There is much written about photographs taken and images seen, but these are oddly absent from the book itself, at least in this hardback edition. For the full experience of “reading” Tamm’s journey, one must also have a web browser open to his richly appointed website of parallel resources. Tamm has shown himself to be a shrewd manipulator of modern media, and offers Tweets, Facebookery and a blog to enhance the experience. One wonders if The Horse That Leaps Through Clouds awaits a true destiny, perhaps after its US appearance, likely awards and hopeful best-sellerdom, when foreign rights buyers decide to incorporate pictures by both Mannerheim and Tamm into editions in French, Russian, Swedish, or Finnish – the most likely territories to jump at the chance for translation rights. I don’t see it coming out in Chinese in a hurry, though Tamm will take that as a compliment.

Tamm undertook his journey in 2006, and must surely have been planning to publish in 2008, on the centenary of Mannerheim’s return from the Far East, or 2009, the centenary of Mannerheim’s report on China. Perhaps because of the publication of Halén’s revised book, perhaps for complex reasons to do with award qualification and publicity, The Horse That Leaps Through Clouds has an official US publication date of 2011, but has sneaked out in hardback in its native Canada several months early, offering an irresistible temptation to anyone looking for an exclusive Christmas present for the Mannerheim fan in their life.

The book alludes to James Palmer’s Bloody White Baron as forthcoming, and includes Paul Pelliot’s Carnets de Route in its bibliography, although it does not dig too deeply into Pelliot’s rich veins of anti-Mannerheim invective. All of which I take to mean that Tamm’s book was delivered to his publishers at roughly the same time as my own – I only squeezed Pelliot in during the revision stage. If so, this would explain why there is no mention of Mannerheim: President, Soldier, Spy in Tamm’s otherwise thorough bibliography. My book must have come out while his was going through galleys, which makes it all the more fun to find him elucidating points I only skim, or asking questions that my own book answers. Both of us break with tradition by making Mannerheim’s Asian trip the centrepiece of his life, contrasted with earlier writers who place WW2 in the foreground. Moreover, we are both unrepentant in our assertion that Mannerheim was a Tsarist spy, a concept that has been vigorously denied by at least one diplomat, although even at the time, I thought he protested a little too much.

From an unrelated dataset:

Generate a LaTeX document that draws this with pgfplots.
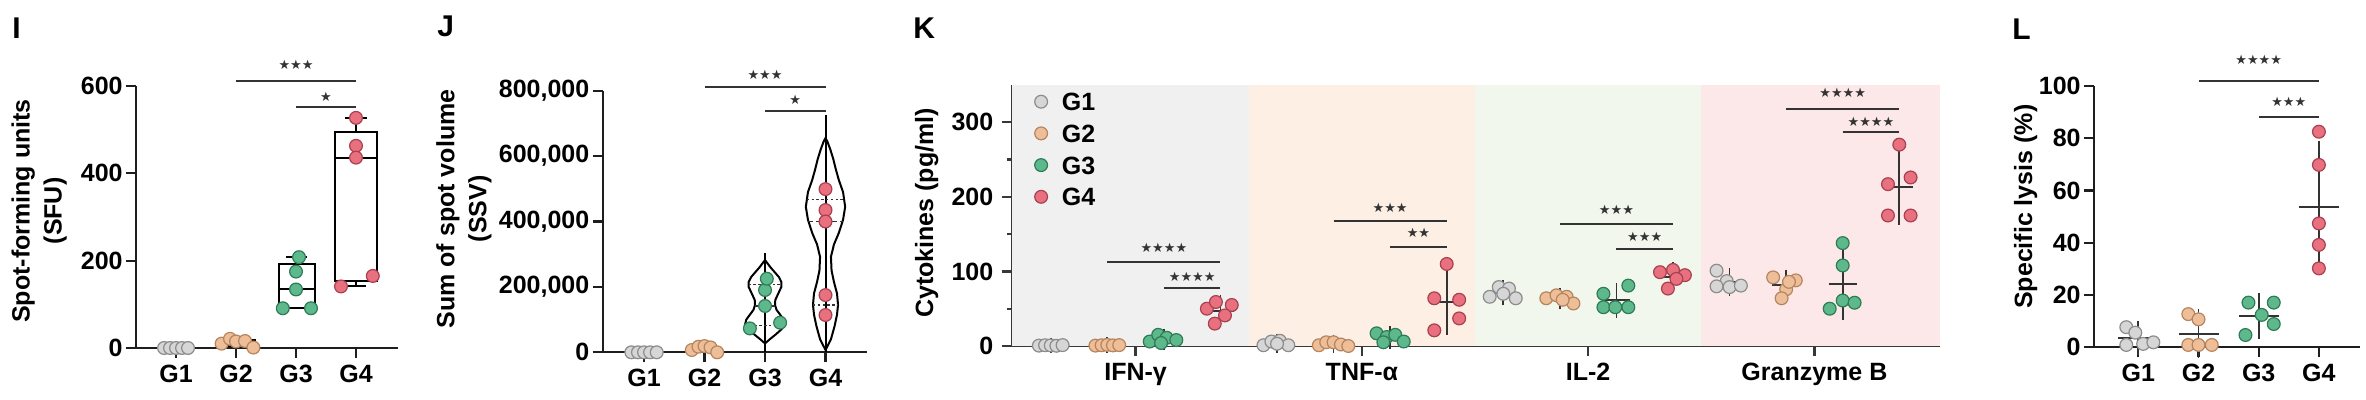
\documentclass[border=0pt]{standalone}
\usepackage{fontspec}
\setmainfont{Liberation Sans}
\newfontfamily\sym{DejaVu Sans}
\usepackage{pgfplots}
\pgfplotsset{compat=1.18}

\definecolor{g1f}{HTML}{D6D6D6}\definecolor{g1d}{HTML}{8C8C8C}
\definecolor{g2f}{HTML}{EDBE97}\definecolor{g2d}{HTML}{B5855F}
\definecolor{g3f}{HTML}{5DB98B}\definecolor{g3d}{HTML}{2E7B56}
\definecolor{g4f}{HTML}{E9707F}\definecolor{g4d}{HTML}{A8414F}
\definecolor{bgA}{HTML}{F0F0F0}\definecolor{bgB}{HTML}{FDEFE4}
\definecolor{bgC}{HTML}{F1F7EC}\definecolor{bgD}{HTML}{FCE8E8}
\definecolor{axc}{HTML}{1E1E1E}\definecolor{sigc}{HTML}{333333}
\definecolor{ebc}{HTML}{333333}

\newcommand\lbl{\fontsize{12.5}{16}\selectfont\bfseries}
\newcommand\st[1]{{\sym\fontsize{6.5}{7}\selectfont #1}}
\newcommand\panel{\fontsize{15}{18}\selectfont\bfseries}

\pgfplotsset{
  gp/.style={scale only axis, axis x line*=bottom, axis y line*=left,
    axis line style={line width=1.1pt, draw=axc},
    tick style={line width=1.1pt, draw=axc},
    major tick length=5pt, minor tick length=2.5pt, tick align=outside,
    clip=false, ymin=0,
    tick label style={font=\lbl}, label style={font=\lbl},
    /pgf/number format/assume math mode=true,
    xtick={1,2,3,4}, xticklabels={G1,G2,G3,G4},
    yticklabel style={inner xsep=1.5pt},
  },
  pG1/.style={only marks, mark=*, mark size=3.2pt, mark options={fill=g1f, draw=g1d, line width=0.6pt}},
  pG2/.style={only marks, mark=*, mark size=3.2pt, mark options={fill=g2f, draw=g2d, line width=0.6pt}},
  pG3/.style={only marks, mark=*, mark size=3.2pt, mark options={fill=g3f, draw=g3d, line width=0.6pt}},
  pG4/.style={only marks, mark=*, mark size=3.2pt, mark options={fill=g4f, draw=g4d, line width=0.6pt}},
  sig/.style={draw=sigc, line width=1pt, forget plot},
  violin/.style={draw=black, line width=1pt, forget plot},
  qline/.style={draw=sigc, line width=0.7pt, dash pattern=on 1.2pt off 1.2pt, forget plot},
  mline/.style={draw=sigc, line width=0.8pt, dash pattern=on 2.5pt off 1.5pt, forget plot},
  ebar/.style n args={2}{only marks, mark=-, mark size=#1, mark options={line width=1pt, draw=ebc}, forget plot,
    error bars/.cd, y dir=both, y explicit, error mark=-,
    error bar style={line width=0.9pt, draw=ebc},
    error mark options={mark size=#2, line width=0.9pt, draw=ebc}},
  bx/.style={draw=black, line width=1pt, forget plot},
}

\begin{document}
\begin{tikzpicture}
\useasboundingbox (0,0) rectangle (1183pt,200pt);

\node[anchor=north west, inner sep=0pt, font=\panel] at (6pt,191.5pt) {I};
\node[anchor=north west, inner sep=0pt, font=\panel] at (218.5pt,192.5pt) {J};
\node[anchor=north west, inner sep=0pt, font=\panel] at (456.5pt,191.5pt) {K};
\node[anchor=north west, inner sep=0pt, font=\panel] at (1006pt,191pt) {L};

% ---------------- Panel I ----------------
\begin{axis}[gp, at={(68pt,26pt)}, anchor=south west, width=131pt, height=131pt,
  xmin=0.333, xmax=4.7, ymax=600, ytick={0,200,400,600},
  ylabel={Spot-forming units\\(SFU)},
  ylabel style={align=center, at={(axis description cs:-0.370,0.523)}, anchor=center}]
\addplot[sig] coordinates {(2,612) (4,612)};
\addplot[sig] coordinates {(3,552.6) (4,552.6)};
\addplot[pG1] coordinates {(0.8,0) (0.9,0) (1.0,0) (1.1,0) (1.2,0)};
\addplot[pG2] coordinates {(1.76,10) (1.9,21) (2.0,15) (2.15,16) (2.29,1)};
\addplot[pG3] coordinates {(3.05,208) (3.0,175) (3.0,134) (2.78,91) (3.25,91)};
\addplot[pG4] coordinates {(4,527) (4,463) (4,436) (3.75,141) (4.28,165)};
% box plots
\addplot[bx] coordinates {(1.69,5.5) (2.31,5.5) (2.31,18.5) (1.69,18.5)} -- cycle;
\addplot[bx] coordinates {(1.69,15) (2.31,15)};
\addplot[bx] coordinates {(2.71,91) (3.32,91) (3.32,191.5) (2.71,191.5)} -- cycle;
\addplot[bx] coordinates {(2.71,134) (3.32,134)};
\addplot[bx] coordinates {(3.015,191.5) (3.015,208)};
\addplot[bx] coordinates {(2.84,208) (3.19,208)};
\addplot[bx] coordinates {(3.65,153) (4.35,153) (4.35,495) (3.65,495)} -- cycle;
\addplot[bx] coordinates {(3.65,436) (4.35,436)};
\addplot[bx] coordinates {(4,495) (4,527)};
\addplot[bx] coordinates {(3.81,527) (4.19,527)};
\addplot[bx] coordinates {(4,153) (4,141)};
\addplot[bx] coordinates {(3.78,141) (4.17,141)};
\node[text=sigc, inner sep=0pt] at (axis cs:3,648) {\st{★★★}};
\node[text=sigc, inner sep=0pt] at (axis cs:3.5,575.5) {\st{★}};
\end{axis}

% ---------------- Panel J ----------------
\begin{axis}[gp, at={(301.35pt,23.85pt)}, anchor=south west, width=132.15pt, height=130.8pt,
  xmin=0.317, xmax=4.686, ymax=800000, scaled y ticks=false,
  ytick={0,200000,400000,600000,800000},
  yticklabels={0,{200,000},{400,000},{600,000},{800,000}},
  ylabel={Sum of spot volume\\(SSV)},
  ylabel style={align=center, at={(axis description cs:-0.525,0.548)}, anchor=center}]
\addplot[sig] coordinates {(2,810000) (4,810000)};
\addplot[sig] coordinates {(3,738000) (4,738000)};
\addplot[violin] coordinates {(3,0) (3,305000)};
\addplot[violin] coordinates {(3,27000) (3.08,40000) (3.18,55000) (3.27,70000) (3.33,85000) (3.31,100000) (3.25,115000) (3.19,130000) (3.165,145000) (3.17,160000) (3.22,180000) (3.27,200000) (3.27,215000) (3.23,230000) (3.16,245000) (3.09,260000) (3,282000)
 (2.91,260000) (2.84,245000) (2.77,230000) (2.73,215000) (2.73,200000) (2.78,180000) (2.83,160000) (2.835,145000) (2.81,130000) (2.75,115000) (2.69,100000) (2.67,85000) (2.73,70000) (2.82,55000) (2.92,40000)} -- cycle;
\addplot[violin] coordinates {(4,0) (4,726000)};
\addplot[violin] coordinates {(4,7000) (4.09,40000) (4.15,80000) (4.19,115000) (4.207,145000) (4.19,180000) (4.14,215000) (4.10,250000) (4.09,292000) (4.14,330000) (4.22,365000) (4.29,405000) (4.325,445000) (4.29,490000) (4.22,527000) (4.17,560000) (4.13,590000) (4.08,620000) (4.03,645000) (4,655000)
 (3.97,645000) (3.92,620000) (3.87,590000) (3.83,560000) (3.78,527000) (3.71,490000) (3.675,445000) (3.71,405000) (3.78,365000) (3.86,330000) (3.91,292000) (3.90,250000) (3.86,215000) (3.81,180000) (3.793,145000) (3.81,115000) (3.85,80000) (3.91,40000)} -- cycle;
\addplot[violin, line width=0.8pt] coordinates {(2,0) (2,24000)};
\addplot[qline] coordinates {(2.67,82000) (3.33,82000)};
\addplot[mline] coordinates {(2.83,141600) (3.17,141600)};
\addplot[qline] coordinates {(2.73,207750) (3.27,207750)};
\addplot[qline] coordinates {(3.793,144500) (4.207,144500)};
\addplot[mline] coordinates {(3.715,400000) (4.285,400000)};
\addplot[qline] coordinates {(3.69,467000) (4.31,467000)};
\addplot[pG1] coordinates {(0.79,0) (0.9,0) (1.0,0) (1.1,0) (1.21,0)};
\addplot[pG2] coordinates {(1.79,7000) (1.9,17000) (2.0,19000) (2.1,15000) (2.21,0)};
\addplot[pG3] coordinates {(2.75,73000) (3.25,90500) (3.0,141600) (3.0,190500) (3.03,225000)};
\addplot[pG4] coordinates {(4,499000) (4,435000) (4,400000) (4,175000) (4,114000)};
\node[text=sigc, inner sep=0pt] at (axis cs:3,848000) {\st{★★★}};
\node[text=sigc, inner sep=0pt] at (axis cs:3.5,771000) {\st{★}};
\end{axis}

% ---------------- Panel K ----------------
\begin{axis}[gp, at={(505.85pt,27pt)}, anchor=south west, width=464.15pt, height=130.5pt,
  xmin=0.31, xmax=16.72, ymax=350, ytick={0,100,200,300}, minor ytick={50,150,250},
  xtick={2.5,6.5,10.5,14.5}, xticklabels={IFN-γ,TNF-α,IL-2,Granzyme B},
  yticklabel style={inner xsep=4pt},
  axis line style={line width=1.1pt, draw=black!78},
  tick style={line width=1.1pt, draw=black!78},
  ylabel={Cytokines (pg/ml)},
  ylabel style={at={(axis description cs:-0.0916,0.51)}, anchor=center},
  legend style={at={(axis description cs:0.0248,0.9705)}, anchor=north west, draw=none, fill=none,
    inner sep=0pt, outer sep=0pt, row sep=6.85pt, column sep=7.15pt, font=\lbl,
    nodes={inner sep=0pt, text height=9pt, text depth=0pt}},
  legend cell align=left,
  legend image code/.code={\draw[#1] plot coordinates {(0pt,0pt)};}]
\addplot[fill=bgA, draw=none, forget plot] coordinates {(0.31,0) (4.5,0) (4.5,350) (0.31,350)} -- cycle;
\addplot[fill=bgB, draw=none, forget plot] coordinates {(4.5,0) (8.5,0) (8.5,350) (4.5,350)} -- cycle;
\addplot[fill=bgC, draw=none, forget plot] coordinates {(8.5,0) (12.5,0) (12.5,350) (8.5,350)} -- cycle;
\addplot[fill=bgD, draw=none, forget plot] coordinates {(12.5,0) (16.72,0) (16.72,350) (12.5,350)} -- cycle;
\addplot[sig] coordinates {(2,113) (4,113)};
\addplot[sig] coordinates {(3,77.4) (4,77.4)};
\addplot[sig] coordinates {(6,167.6) (8,167.6)};
\addplot[sig] coordinates {(7,133) (8,133)};
\addplot[sig] coordinates {(10,163.6) (12,163.6)};
\addplot[sig] coordinates {(11,129.7) (12,129.7)};
\addplot[sig] coordinates {(14,317.8) (16,317.8)};
\addplot[sig] coordinates {(15,286.6) (16,286.6)};
\addplot[ebar={7pt}{3.75pt}] coordinates {
 (1,0.76) +- (0,0.36) (2,1.0) +- (0,0.38) (3,8.8) +- (0,4.32) (4,47) +- (0,11.64)
 (5,3.6) +- (0,2.79) (6,2.6) +- (0,2.30) (7,11) +- (0,5.34) (8,58.8) +- (0,33.77)
 (9,71.2) +- (0,6.61) (10,63.4) +- (0,4.22) (11,61.4) +- (0,13.45) (12,92.6) +- (0,9.81)
 (13,85.6) +- (0,9.15) (14,81.2) +- (0,11.28) (15,83) +- (0,38.24) (16,212.6) +- (0,39.76)};
\addplot[pG1] coordinates {(0.79,0.5) (0.9,1) (1.0,0.8) (1.1,0.3) (1.21,1.2)
 (4.76,1) (4.9,6) (5.05,7) (5.2,1) (5.0,3)
 (8.76,66) (8.92,79) (9.1,77) (9.22,64) (9.0,70)
 (12.77,101) (12.95,87) (12.77,80) (13.0,79) (13.2,81)};
\addlegendentry{G1}
\addplot[pG2] coordinates {(1.79,0.5) (1.9,1) (2.0,1.5) (2.1,0.8) (2.21,1.2)
 (5.74,1) (5.87,5) (6.0,5) (6.13,2) (6.26,0)
 (9.76,64) (9.94,68) (10.12,66) (10.24,57) (10.05,62)
 (13.77,92) (14.17,88) (14.0,76) (13.92,64) (14.05,86)};
\addlegendentry{G2}
\addplot[pG3] coordinates {(2.75,6) (2.9,15) (3.05,11) (3.22,8) (2.95,4)
 (6.76,17) (6.94,12) (7.09,15) (7.24,6) (6.88,5)
 (10.77,70) (11.21,81) (10.77,52) (10.98,52) (11.21,52)
 (15,138) (15,108) (14.77,50) (15.0,61) (15.21,58)};
\addlegendentry{G3}
\addplot[pG4] coordinates {(3.76,50) (3.92,59) (4.2,55) (4.08,41) (3.9,30)
 (8,110) (7.78,64) (8.22,62) (8.22,37) (7.78,21)
 (11.77,99) (12.0,102) (12.21,95) (12.06,90) (11.91,77)
 (16,270) (15.8,217) (16.2,226) (15.8,175) (16.2,175)};
\addlegendentry{G4}
\node[text=sigc, inner sep=0pt] at (axis cs:3,131) {\st{★★★★}};
\node[text=sigc, inner sep=0pt] at (axis cs:3.5,93) {\st{★★★★}};
\node[text=sigc, inner sep=0pt] at (axis cs:7,184.7) {\st{★★★}};
\node[text=sigc, inner sep=0pt] at (axis cs:7.5,152) {\st{★★}};
\node[text=sigc, inner sep=0pt] at (axis cs:11,182.4) {\st{★★★}};
\node[text=sigc, inner sep=0pt] at (axis cs:11.5,146.6) {\st{★★★}};
\node[text=sigc, inner sep=0pt] at (axis cs:15,338.9) {\st{★★★★}};
\node[text=sigc, inner sep=0pt] at (axis cs:15.5,300.8) {\st{★★★★}};
\end{axis}

% ---------------- Panel L ----------------
\begin{axis}[gp, at={(1047pt,26.35pt)}, anchor=south west, width=133pt, height=130.65pt,
  xmin=0.264, xmax=4.683, ymax=100, ytick={0,20,40,60,80,100},
  ylabel={Specific lysis (\%)},
  ylabel style={at={(axis description cs:-0.2566,0.538)}, anchor=center}]
\addplot[sig] coordinates {(2,102) (4,102)};
\addplot[sig] coordinates {(3,88.3) (4,88.3)};
\addplot[ebar={10pt}{4.5pt}] coordinates {(1,3.48) +- (0,3.01) (2,5.22) +- (0,5.96) (3,12.04) +- (0,5.36) (4,53.82) +- (0,21.74)};
\addplot[pG1] coordinates {(0.8,7.7) (0.95,5.6) (0.8,0.9) (1.08,1.3) (1.25,1.9)};
\addplot[pG2] coordinates {(1.83,12.7) (2.0,10.7) (1.83,0.9) (2.0,0.9) (2.22,0.9)};
\addplot[pG3] coordinates {(2.83,17.1) (3.25,17.1) (3.05,12.4) (3.25,8.9) (2.78,4.7)};
\addplot[pG4] coordinates {(4,82.5) (4,69.8) (4,47.4) (4,39.2) (4,30.2)};
\node[text=sigc, inner sep=0pt] at (axis cs:3,110) {\st{★★★★}};
\node[text=sigc, inner sep=0pt] at (axis cs:3.5,94) {\st{★★★}};
\end{axis}
\end{tikzpicture}
\end{document}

The Horse That Leaps Through Clouds is an anti-travel book, a guide to places no tourist in their right mind would ever want to see. Its author departs for home literally sick of China, coughing and spluttering, plagued by headaches and recounting multiple intestinal upsets. One sees, perhaps, what one wants to see, and Tamm has little time for uplifting local colour or heartwarming encounters. A trained observer of the land, but perhaps not of the people, he reads the environment well, even if his access to its inhabitants is limited. His book is a damning account of a China that looms over our future, a “coal-fired dragon” vastly more threatening than the tinpot empire derided by Mannerheim’s 1909 report, part of the onrushing, dark, satanic crescendo that Tamm calls the “din of the modern world.”

Jonathan Clements is the author of Mannerheim: President, Soldier, Spy.